Friday, October 2, 2015

Three Things: Bits of Nature

Like I said in my last post I have been feeling creative and inspired by the crisp, fall weather. I babysit every afternoon and I walk home afterwards feeling light-footed and eager to find cool bits of nature. I feel like a racoon who is attracted to shiny objects and hoards them in his lair. My roommates can attest to the fact that almost everyday I come home and unload my pockets or book bag of some sort of natural debris or trash. What follows are three of the pretty nature things I found on one of my post-babysitting walks. 

1. Blue wood-chips: These wood-chips are jewel toned and speckled. What could be better? I found them outside one of the preschools in town. I suspect that the children were doing some sort of paint-splattering art project. I have no idea what the results of the official art project were, but the residual effect was this collection of heavenly chips. I could see these being repurposed into one of those chunky necklaces that an art teacher would wear. Oh! I know who would wear the wood-chip necklace: Mrs. Darbus, the drama teacher from High School Musical. I know this because if you remember, that was my favourite film during middle school...sort of

2. Rose Petals: These lovely things do not require explanation. Everyone knows the connotations that we have with lovely rose petals: romance, fragrance, delicacy, nostalgia etc. Recently my Media Studies professor talked about the way that names or words affect the way that we think about objects. He claims that Shakespeare's famous line from Romeo and Juliet, in which Juliet claims that "A rose by any other name would smell as sweet", is untrue. According to him, we would all be a lot less crazy about roses if they were called something else, like petunias. He believes that the power of the actual word "rose" contributes to the amount of sentiment surrounding the flower. In conclusion: I love roses and I like how these particular petals are slightly decaying. The colour of their dry, dying skin is an ochre yellow, which contrasts interestingly with the candy pink. 

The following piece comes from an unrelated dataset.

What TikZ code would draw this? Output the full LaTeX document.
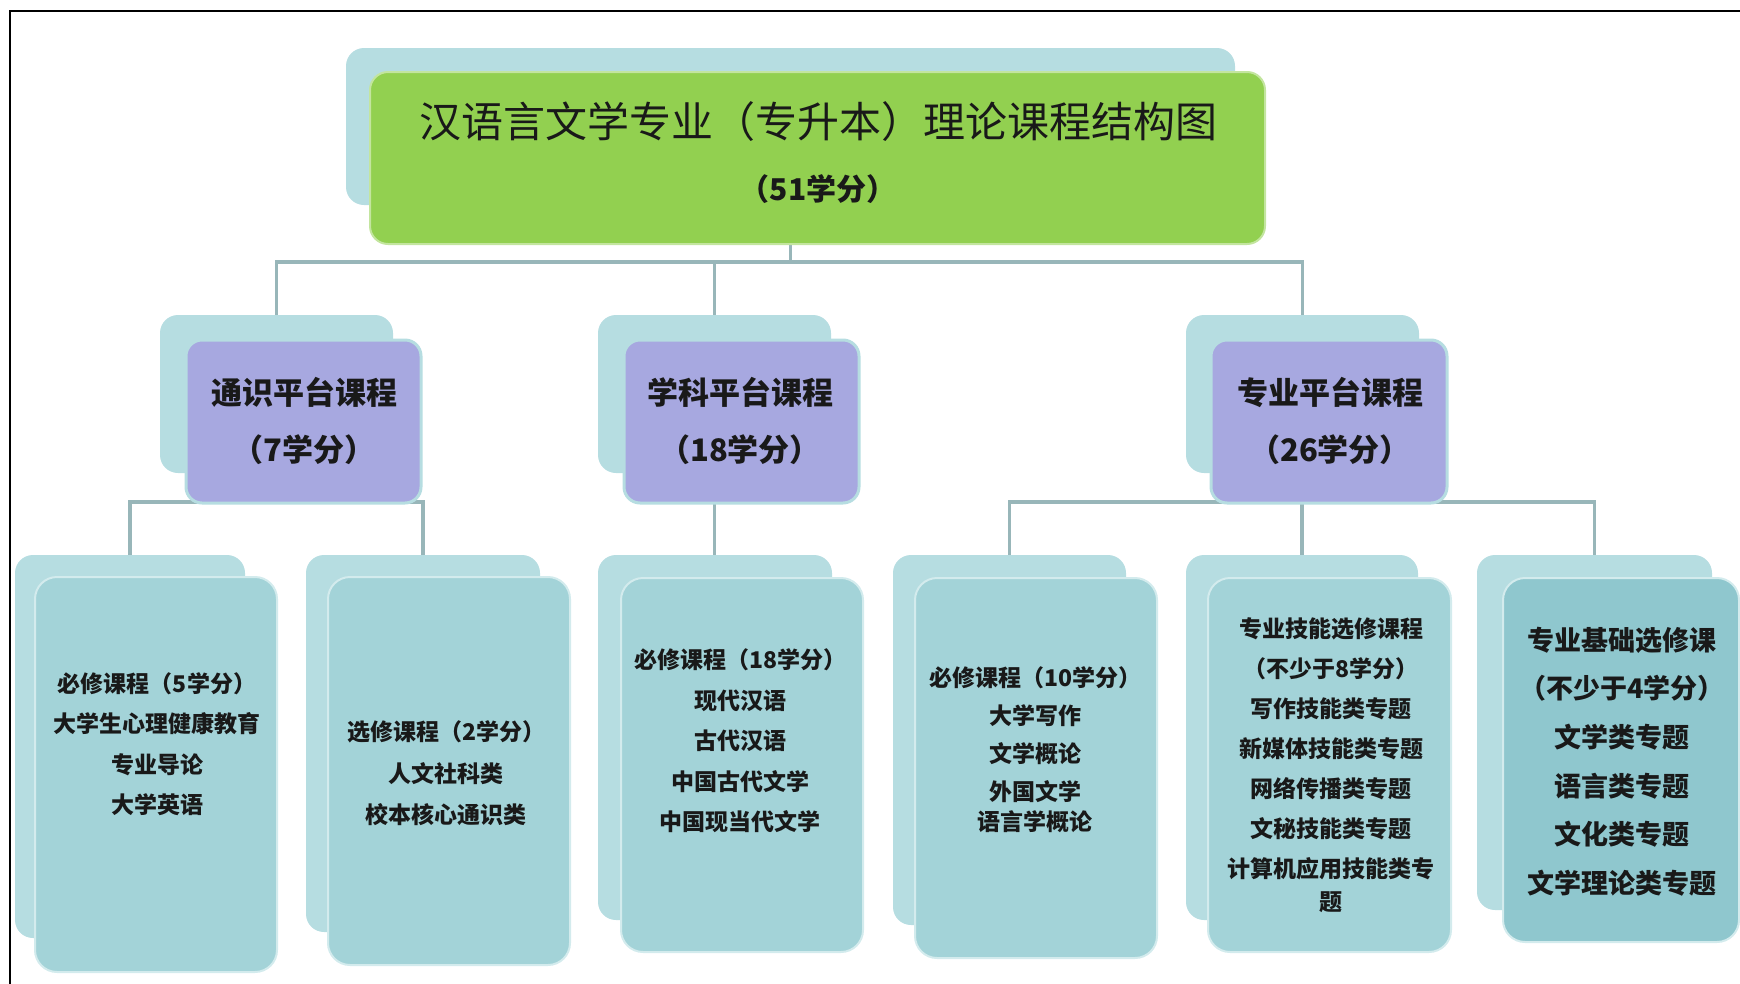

3. Crab-Apple-Like-Things: What can I say about these? Not much. I just liked their colour so I pulled them off the tree. They remind me of crab apples. When I was little and we still lived in the suburbs of Chicago, where they have a lot of crab apple trees for some reason, I was enthralled by them. I always wanted to stop and pick a few off the sidewalk. I wanted the tiny apples because I loved all things miniature. I pictured my dolls eating them at tea-time. I would always be tempted to taste them. And even though I always expected them to taste like delicious tiny apples they always tasted sour and nasty. My mom was always right when she said, "Honey, don't eat those."